Сочинение: Образ доктора Юрия Живаго в романе Б. Л. Пастернака «Доктор Живаго»
(507 слов) Для многих очевидно, что роман стихотворца Пастернака, удостоенный Нобелевской премии по литературе и журналистике, — величайший феномен литературного процесса XX в. Будто в знак протеста, роман впитал в себя особенности западного литературного восприятия — восприятия, в первую очередь, эстетического. Нельзя сказать, что это в корне нарушило русскую литературную традицию, предало ее и труды писателей-предшественников. Пастернаку удалось реализовать в своем произведении все этические амбиции, сумев предоставить им полноправные позиции в их синтезе с западным этическим постулатом. Несмотря на это, считать, что удачная игра с литературным подходом обеспечит вашему роману мировую известность — удел дилетанта. Так как ведущую роль сыграл, на мой взгляд, выбор главного героя и микроклимата, уготовленного гением Пастернака для него.
Юрий Андреевич Живаго — образ вселенской душевной панацеи, не находящей применения в мире, который предпочел быть вечно болен. Болен идеями, которые продвигала кучка озлобленных людей, не одобренных здравомыслящими современниками, но нашедших своих поклонников среди до безумия несчастного, нищего народа.
Развитие героя внутри романа весьма противоречиво. С одной стороны, читатель наблюдает, как Живаго становится умнее, опытнее, успевает побывать за недолгую жизнь в множестве амплуа: отчаянный романтик, отчаявшийся сухарь, любимый муж, любящий любовник. И, кажется, нет никаких предпосылок для того, чтобы герой усугублял собственное горе, будто бы стараясь страдать соразмерно с идущим в бездну миром. Но с другой, гораздо более обширной и сложной стороны, Живаго безнадежно деградирует. Его изначально невинная и крайне полезная страсть к познанию мира переросла во всемогущий интерес к тем вещам, которые изначально находились впотьмах его чистого юношеского сознания. В разум уже не мальчика, да и далеко не мужа пришла пошлость, но осталась тяга к счастью — явлению простому, ничем не отягченному. Счастье стало явлением недоступным не только для Живаго и его окружения: табу на искреннюю улыбку история одинаково диктовала каждому русскому, оказавшемуся на перепутье красного и белого, выбор между которыми был так неочевиден. В русском мире, окончательно уставшем от ярма рабства и мягкотелости Николая II, исчезли “плохие” и “хорошие” и появились новые категории “наши” и “ ваши”, причисление себя к которым было делом добровольно-принудительным.
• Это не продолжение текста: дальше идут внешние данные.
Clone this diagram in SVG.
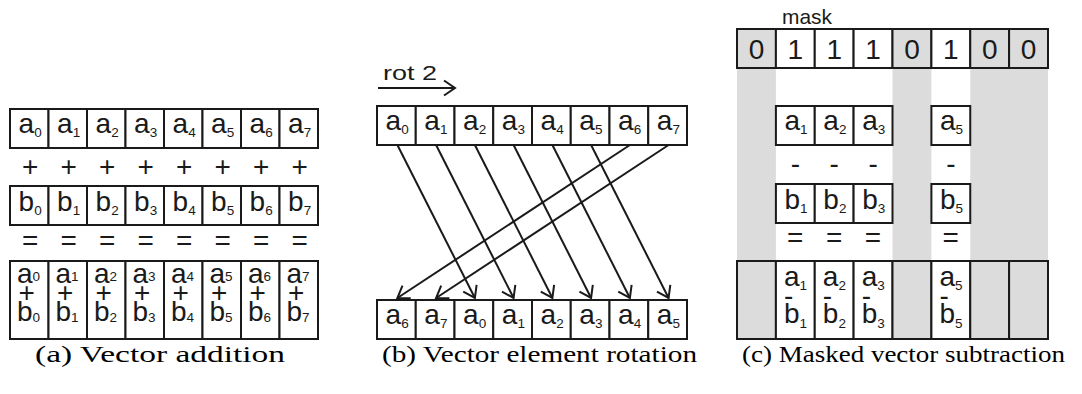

Так и наш герой, как подобает образу, вобравшему, словно целительная губка, всю боль и ненависть пребывающего в бешеном пубертате народа, потерялся в кутерьме красок, которая своей пестротой вызвала у него невыносимую тошноту, принятую им за средство поиска истины, которым, несмотря не бедственное положение свое, герой, так не кстати для себя, не пренебрег.
Доктор Живаго останется в русской литературе, как персонаж, в наибольшей степени заслуживающий жалости. А жаль его за то, что читатель его ненавидит в той же мере, что и понимает. Я ненавижу Живаго за то, что он предает Тоню, находя свое счастье с Ларой, но я понимаю, что эти решения — лишь конвульсии обезображенной войной и партизанским пленом души, которая судорожно собирает песчинки счастья, чтобы не остыть к единственному чувству, способному её спасти — любви. Я ненавижу Живаго за его Московский творческий кризис и мужское бесстыдство, но понимаю, что это уже не тот Живаго, влюбляющий в себя в начале романа, это живой труп, которому никто не в состоянии помочь: ни он сам, ни новый Живаго, которого попросту нет. И, очевидно считает Пастернак, никогда не будет. Россия потеряла этого человека. В себе. В своей главе. В своей утробе.